PHOENIX – Due to the latest war between Israel and Hamas, Jewish communities in Arizona have felt the need to bolster their security presence.
“It is hard for Jews to come together to pray in public places. We have a security guard standing outside our synagogue every time we gather. It shouldn’t be like that in America,” said Rabbi Cookie Lea Olshein of Temple Emmanuel of Tempe. Olshein said the synagogue has increased the number of security guards it uses.
The move comes after the Hamas militant group launched an attack on Israel Saturday. More than 1,200 were dead as of Wednesday, according to media reports, and Israel on Sunday declared war on Hamas.
Hamas, which the U.S. State Department has designated a terrorist organization, has ruled the Gaza Strip since 2007. The group governs more than 2 million Palestinians in the Gaza Strip. Founded in 1987, Hamas has called for the elimination of Israel, which was founded in 1948 as a safe haven for Jews fleeing persecution.
The latest Gaza war has affected people across the world.
“People are horrified, outraged,” said Rabbi Bonnie Koppell, an associate rabbi at Temple Chai in Phoenix. “There are a lot of very personal concerns for friends and family. Members who have been murdered, who are missing, who are serving in the Israeli military. It is a 24/7 nonstop focal point in our community right now.”
Those who support Palestinian causes also denounced the conflict.
“The violence needs to stop,” said Michael Bradley, coordinator for the Arizona Palestine Network, which advocates for Palestinian rights. “There are other alternatives; my prayers go out to all those affected by the conflict.”
The Phoenix Police Department has increased patrols around synagogues in Arizona in the wake of the conflict.
And Arizona officials, including Gov. Katie Hobbs and Phoenix Mayor Kate Gallego, called for more security at local places of worship.
“Not only have we increased security, which is always a concern, we are very grateful to the Phoenix Police Department, which proactively has increased their patrol,” Koppell said.
Arizonans stuck in Israel amid conflict
As missiles rained on Israel, many international airlines suspended flights, which has led to Americans and others being stuck in Israel.
This is the case for Kane Adkins and his family, who remain in Israel after their flight was canceled, according to news reports.
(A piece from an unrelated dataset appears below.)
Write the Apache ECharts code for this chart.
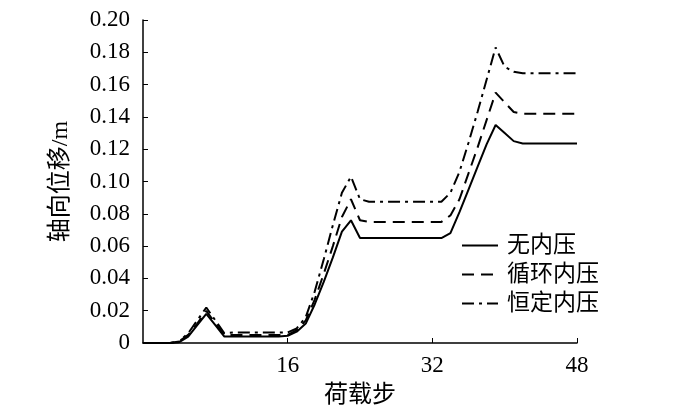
<!DOCTYPE html>
<html>
<head>
<meta charset="utf-8">
<script src="https://cdn.jsdelivr.net/npm/echarts@6/dist/echarts.min.js"></script>
<style>
  html, body { margin: 0; padding: 0; background: #fff; }
  #chart { width: 700px; height: 420px; }
</style>
</head>
<body>
<div id="chart"></div>
<script>
const steps = [0, 1, 2, 3, 4, 5, 6, 7, 8, 9, 10, 11, 12, 13, 14, 15, 16,
  17, 18, 19, 20, 21, 22, 23, 24, 25, 26, 27, 28, 29, 30, 31, 32,
  33, 34, 35, 36, 37, 38, 39, 40, 41, 42, 43, 44, 45, 46, 47, 48];

// 无内压
const noPressure = [0, 0, 0, 0, 0.0005, 0.004, 0.011, 0.018, 0.011, 0.004, 0.004, 0.004, 0.004, 0.004, 0.004, 0.004, 0.0045,
  0.007, 0.012, 0.024, 0.038, 0.053, 0.069, 0.076, 0.065, 0.065, 0.065, 0.065, 0.065, 0.065, 0.065, 0.065, 0.065,
  0.065, 0.068, 0.081, 0.095, 0.109, 0.123, 0.135, 0.130, 0.125, 0.1235, 0.1235, 0.1235, 0.1235, 0.1235, 0.1235, 0.1235];

// 循环内压
const cyclicPressure = [0, 0, 0, 0, 0.001, 0.005, 0.012, 0.020, 0.012, 0.005, 0.005, 0.005, 0.005, 0.005, 0.005, 0.005, 0.005,
  0.008, 0.014, 0.027, 0.043, 0.060, 0.078, 0.089, 0.076, 0.075, 0.075, 0.075, 0.075, 0.075, 0.075, 0.075, 0.075,
  0.075, 0.079, 0.089, 0.105, 0.121, 0.138, 0.155, 0.149, 0.143, 0.142, 0.142, 0.142, 0.142, 0.142, 0.142, 0.142];

// 恒定内压
const constPressure = [0, 0, 0, 0, 0.001, 0.006, 0.014, 0.022, 0.014, 0.006, 0.0065, 0.0065, 0.0065, 0.0065, 0.0065, 0.0065, 0.0065,
  0.009, 0.016, 0.032, 0.052, 0.073, 0.093, 0.103, 0.089, 0.0875, 0.0875, 0.0875, 0.0875, 0.0875, 0.0875, 0.0875, 0.0875,
  0.0875, 0.093, 0.106, 0.124, 0.143, 0.163, 0.183, 0.171, 0.168, 0.167, 0.167, 0.167, 0.167, 0.167, 0.167, 0.167];

const seriesNames = ['无内压', '循环内压', '恒定内压'];
const lineTypes = ['solid', [12, 7], [12, 5, 3, 5]];

const font = '"Liberation Serif", "Noto Sans CJK SC", serif';

function pairs(vals) {
  return steps.map((s, i) => [s, vals[i]]);
}

const chart = echarts.init(document.getElementById('chart'));
const option = {
  animation: false,
  backgroundColor: '#fff',
  grid: { left: 143, right: 123, top: 20, bottom: 77 },
  legend: {
    orient: 'vertical',
    left: 456,
    top: 229,
    itemWidth: 36,
    itemHeight: 14,
    itemGap: 6,
    itemStyle: { opacity: 0 },
    textStyle: { fontFamily: font, fontSize: 23, color: '#000', padding: [0, 0, 0, 4] },
    data: seriesNames
  },
  xAxis: {
    type: 'value',
    min: 0,
    max: 48,
    interval: 16,
    name: '荷载步',
    nameLocation: 'middle',
    nameGap: 41,
    nameTextStyle: { fontFamily: font, fontSize: 24, color: '#000' },
    axisLine: { lineStyle: { color: '#000', width: 1.5 } },
    axisTick: { inside: true, length: 5, lineStyle: { color: '#000' } },
    axisLabel: {
      showMinLabel: false,
      margin: 11,
      fontFamily: font, fontSize: 23, color: '#000'
    },
    splitLine: { show: false }
  },
  yAxis: {
    type: 'value',
    min: 0,
    max: 0.2,
    interval: 0.02,
    name: '轴向位移/m',
    nameLocation: 'middle',
    nameGap: 70,
    nameTextStyle: { fontFamily: font, fontSize: 24, color: '#000' },
    axisLine: { show: true, lineStyle: { color: '#000', width: 1.5 } },
    axisTick: { show: true, inside: true, length: 5, lineStyle: { color: '#000' } },
    axisLabel: {
      margin: 13,
      fontFamily: font, fontSize: 23, color: '#000',
      formatter: v => (v === 0 ? '0' : v.toFixed(2))
    },
    splitLine: { show: false }
  },
  series: [noPressure, cyclicPressure, constPressure].map((vals, i) => ({
    name: seriesNames[i],
    type: 'line',
    data: pairs(vals),
    showSymbol: false,
    symbol: 'none',
    color: '#000',
    lineStyle: { color: '#000', width: 2, type: lineTypes[i] }
  }))
};
chart.setOption(option);
</script>
</body>
</html>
Adkins is a pastor at Son of David Messianic Fellowship in Mesa.
Adkins told NBC News he and his family have been stranded in Tel Aviv since their flight home was canceled over the weekend.
The U.S. Embassy in Israel urged travelers to check the status of flights from Tel Aviv’s Ben Gurion International Airport in its latest security alert.
Jewish leaders invited the community to join in prayer and support for Israel on Monday night at the Ina Levine Jewish Community Campus in Scottsdale.
The Board of Rabbis of Greater Phoenix, which works toward unity of the Jewish community, and thousands of people gathered in Scottsdale to pray for loved ones and show support for those in Israel.
The Hillel Jewish Student Center at Arizona State University is holding a rally in support of Israel Wednesday at the ASU Hayden lawn while Students for Justice in Palestine at ASU is holding a rally in support of Palestinian resistance Thursday at 11 a.m. outside of Memorial Union.